ホーム画面。スクリーンショットを撮ると部分的に色情報が残っているのが面白い

 以下は、端末内の設定ファイルに手を加え、スクリーンショットを撮ったもの(PNGファイルで取得できる)。楽天Koboの端末は、その気になればユーザーカスタマイズの余地が多いのは特定の層にはうれしいところだ。なお、試用時点でのH2Oのファームウェアバージョンは3.11.4。同時期に検証したAuraはバージョン3.1.0だった。

 H2Oのスクリーンショットを確認すると、サイズは1080×1429ピクセル(264ppi)だった(上部に11ピクセルの黒部分が存在する)。


リフロー型の書籍を表示。左からフォントサイズ最小、デフォルト、最大(表示しているのは折口信夫『日本書と日本記と』)

文字列指定でハイライトや検索なども可能

標準50%拡大100%拡大 固定レイアウトのマンガを拡大表示。左からデフォルト、約50%拡大、最大にまで拡大

フロントライトはさらによくなった

 暗いところなどでも読書できるフロントライトは引き続き搭載されている。ライト自体の改善が図られており発色はAuraよりも白っぽい。Kindle Voyageのような自動調光機能は備えていないが、読書中、画面の左端を上下にスワイプすることで明るさを調節できる(Kobo Auraでは2本の指で上下にスワイプすることで調整可能)。

 以下はAura、Kindle Voyageと比較したもの。

H2OとAuraの比較。左がライトオフ、右がライトMAXの状態

H2OとKindle Voyageの比較。左がライトオフ、右がライトMAXの状態

防水機能はいかに?

 Kobo Aura H2Oの特徴的な機能である防水機能は、IP67規格に準拠し、水深1メートルの真水に沈めた状態で最大30分の使用が可能とされる。
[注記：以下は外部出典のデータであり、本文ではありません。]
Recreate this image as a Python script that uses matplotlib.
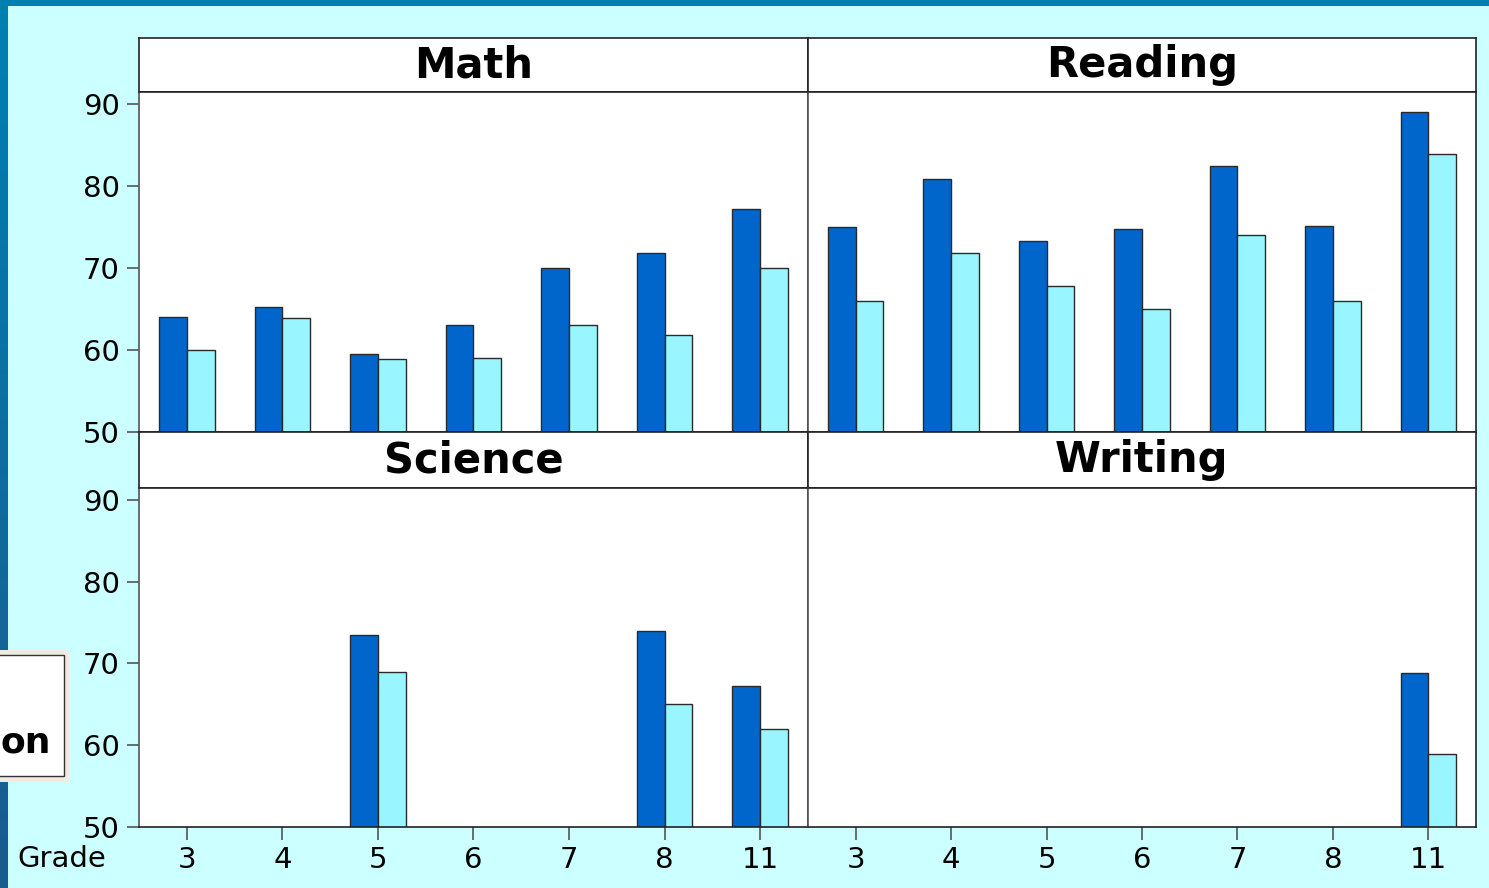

現時点で国内販売(または発売予定)されている電子ペーパー端末の中で、防水機能を備えるのはH2Oだけだ。

 この防水機能、端末下部のmicroUSBポートやmicroSDスロットを水から保護する防水カバーキャップさえしっかりと閉じられていれば、結構な時間水に浸していても何ら支障はなかった。
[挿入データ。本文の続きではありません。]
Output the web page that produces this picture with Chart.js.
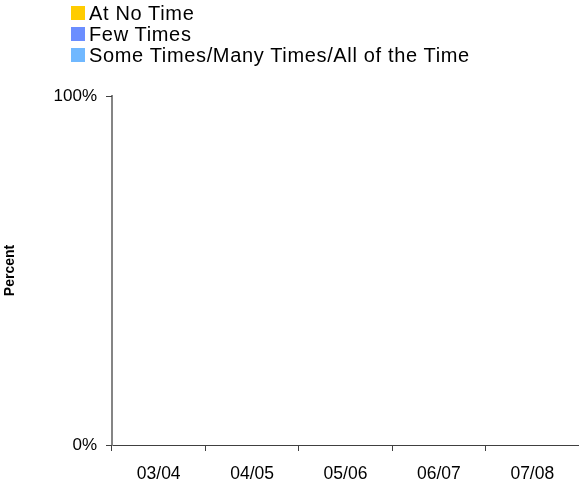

防水カバーキャップの下にmicroUSBポートやmicroSDスロット、リセットホールがある

 ただし、水に浸すと画面の水滴をぬぐうよう警告表示が出る。この表示自体は設定からオフにすることもできるが、水にぬれた状態では操作はほとんど効かない。指先と画面の水滴は操作の大敵だ。

警告表示。画面と指の水分に反応して表示される

 H2Oが防水であることを知らなかったeBook USER編集部の宮澤が『ちーちゃんはちょっと足りない』を心をすり減らしながら読んでいる中、目の前に水が入ったバケツを置き、「落として」「え?」「それをここに落として」という問答無用の防水テストを行った様子が以下の動画だ。

まとめ

 まとめると、Kobo Aura H2Oは、電子ペーパー部分がPearlからCartaへ世代交代を果たし、防水機能も備えた。しかし、Auraのようなフラットスクリーンではなく、ページリフレッシュもAuraのように章ごとでは行えない。ただし、E Ink Caltaの採用および、とりわけライトの順当な進化により、表示周りはAuraより優れている。
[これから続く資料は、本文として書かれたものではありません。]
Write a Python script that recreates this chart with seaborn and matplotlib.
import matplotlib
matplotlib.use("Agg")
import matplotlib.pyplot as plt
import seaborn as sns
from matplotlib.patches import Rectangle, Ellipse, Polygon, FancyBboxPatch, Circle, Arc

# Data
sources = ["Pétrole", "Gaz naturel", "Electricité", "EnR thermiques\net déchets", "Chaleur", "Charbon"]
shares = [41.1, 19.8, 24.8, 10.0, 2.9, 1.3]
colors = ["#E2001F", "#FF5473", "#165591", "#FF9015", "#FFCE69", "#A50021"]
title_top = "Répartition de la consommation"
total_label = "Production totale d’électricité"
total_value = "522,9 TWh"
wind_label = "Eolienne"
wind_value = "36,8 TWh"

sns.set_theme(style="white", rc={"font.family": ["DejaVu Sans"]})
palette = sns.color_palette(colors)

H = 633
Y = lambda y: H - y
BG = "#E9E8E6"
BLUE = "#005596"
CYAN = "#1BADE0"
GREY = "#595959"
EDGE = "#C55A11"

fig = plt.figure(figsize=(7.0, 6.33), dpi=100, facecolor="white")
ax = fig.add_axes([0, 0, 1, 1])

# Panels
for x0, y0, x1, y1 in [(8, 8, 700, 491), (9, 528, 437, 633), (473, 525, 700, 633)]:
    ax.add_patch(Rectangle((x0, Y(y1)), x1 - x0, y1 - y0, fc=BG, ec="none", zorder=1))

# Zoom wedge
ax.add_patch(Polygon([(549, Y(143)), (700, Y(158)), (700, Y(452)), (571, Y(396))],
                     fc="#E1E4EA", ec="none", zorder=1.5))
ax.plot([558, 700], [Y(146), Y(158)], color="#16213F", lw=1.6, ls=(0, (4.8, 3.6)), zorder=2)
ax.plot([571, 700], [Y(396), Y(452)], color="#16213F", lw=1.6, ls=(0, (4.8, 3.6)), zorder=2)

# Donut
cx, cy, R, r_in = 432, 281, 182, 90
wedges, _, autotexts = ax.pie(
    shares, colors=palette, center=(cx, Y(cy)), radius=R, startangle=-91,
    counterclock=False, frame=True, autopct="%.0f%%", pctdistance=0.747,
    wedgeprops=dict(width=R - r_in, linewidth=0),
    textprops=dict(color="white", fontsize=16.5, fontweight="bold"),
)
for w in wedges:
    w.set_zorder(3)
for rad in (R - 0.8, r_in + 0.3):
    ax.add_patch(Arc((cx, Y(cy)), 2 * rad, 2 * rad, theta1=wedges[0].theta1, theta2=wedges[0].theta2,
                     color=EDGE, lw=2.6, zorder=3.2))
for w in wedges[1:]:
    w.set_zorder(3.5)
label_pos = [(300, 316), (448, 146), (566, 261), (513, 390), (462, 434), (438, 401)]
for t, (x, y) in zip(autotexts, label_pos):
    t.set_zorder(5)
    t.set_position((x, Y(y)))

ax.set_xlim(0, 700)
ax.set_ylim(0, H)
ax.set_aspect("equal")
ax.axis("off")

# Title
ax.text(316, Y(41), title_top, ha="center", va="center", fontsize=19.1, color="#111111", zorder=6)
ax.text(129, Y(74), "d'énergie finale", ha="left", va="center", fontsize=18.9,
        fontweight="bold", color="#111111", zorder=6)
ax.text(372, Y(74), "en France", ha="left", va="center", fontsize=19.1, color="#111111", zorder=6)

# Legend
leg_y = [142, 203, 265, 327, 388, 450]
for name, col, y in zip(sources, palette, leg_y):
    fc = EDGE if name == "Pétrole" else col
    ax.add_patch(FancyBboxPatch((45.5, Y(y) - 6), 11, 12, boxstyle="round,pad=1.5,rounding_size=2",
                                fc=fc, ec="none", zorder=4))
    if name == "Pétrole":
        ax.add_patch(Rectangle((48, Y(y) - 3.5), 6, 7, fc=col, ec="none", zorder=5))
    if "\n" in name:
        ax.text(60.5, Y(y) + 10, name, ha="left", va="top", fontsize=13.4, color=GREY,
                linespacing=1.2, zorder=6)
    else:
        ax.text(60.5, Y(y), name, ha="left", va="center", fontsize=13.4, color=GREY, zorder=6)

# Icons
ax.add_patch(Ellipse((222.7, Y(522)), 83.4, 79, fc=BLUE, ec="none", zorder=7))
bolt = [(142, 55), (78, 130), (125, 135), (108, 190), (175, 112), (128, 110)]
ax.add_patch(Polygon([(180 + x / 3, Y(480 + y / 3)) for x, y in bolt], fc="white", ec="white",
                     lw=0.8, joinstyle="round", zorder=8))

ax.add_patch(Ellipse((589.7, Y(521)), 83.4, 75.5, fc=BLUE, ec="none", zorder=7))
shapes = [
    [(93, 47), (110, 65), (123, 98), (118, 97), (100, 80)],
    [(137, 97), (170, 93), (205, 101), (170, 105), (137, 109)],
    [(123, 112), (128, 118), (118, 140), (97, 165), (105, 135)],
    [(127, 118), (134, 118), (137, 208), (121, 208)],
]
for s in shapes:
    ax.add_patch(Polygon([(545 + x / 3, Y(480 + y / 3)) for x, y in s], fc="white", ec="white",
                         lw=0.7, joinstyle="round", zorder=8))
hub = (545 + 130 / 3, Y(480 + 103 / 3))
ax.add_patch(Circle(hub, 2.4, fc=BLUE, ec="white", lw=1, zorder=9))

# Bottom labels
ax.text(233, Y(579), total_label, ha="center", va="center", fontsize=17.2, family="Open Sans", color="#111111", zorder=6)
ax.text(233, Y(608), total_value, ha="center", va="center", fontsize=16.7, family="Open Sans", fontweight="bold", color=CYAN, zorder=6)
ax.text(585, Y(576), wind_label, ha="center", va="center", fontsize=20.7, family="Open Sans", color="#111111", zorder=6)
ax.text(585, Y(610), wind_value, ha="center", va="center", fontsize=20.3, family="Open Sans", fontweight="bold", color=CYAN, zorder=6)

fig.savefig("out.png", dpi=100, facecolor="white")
 1週間ほどAuraと併用しながら試用してみて、甲乙付けがたい印象があるというのが正直な感想だ。静電容量式でフラットスクリーンのAuraは操作性に優れ、使っていて気持ちが良い。H2Oは防水ではあるが、本体が水に濡れると水滴をぬぐわないと操作がしづらくなるので、防水である、という以上でも以下でもない。たまに水滴が飛ぶかもしれないビーチなどで読むといったケースなら最適だが、例えばお風呂で読めるか、と言われれば、指と画面に水気を付けないようにする必要がある。6.8インチの画面サイズと防水機能が必要かどうかが競合製品やAuraとの製品選択のポイントになるだろう。

 なお、H2Oは2015年2月下旬に発売予定だが、10月末には300台を先行販売し、即予約完売となっており、この発送は18日から始まっている。さらにこの日、追加で2000台の先行販売を行うことが発表された。1000円分のクーポンがセットになっており、12月19日10時から楽天Kobo電子書籍ストアで注文を受け付ける。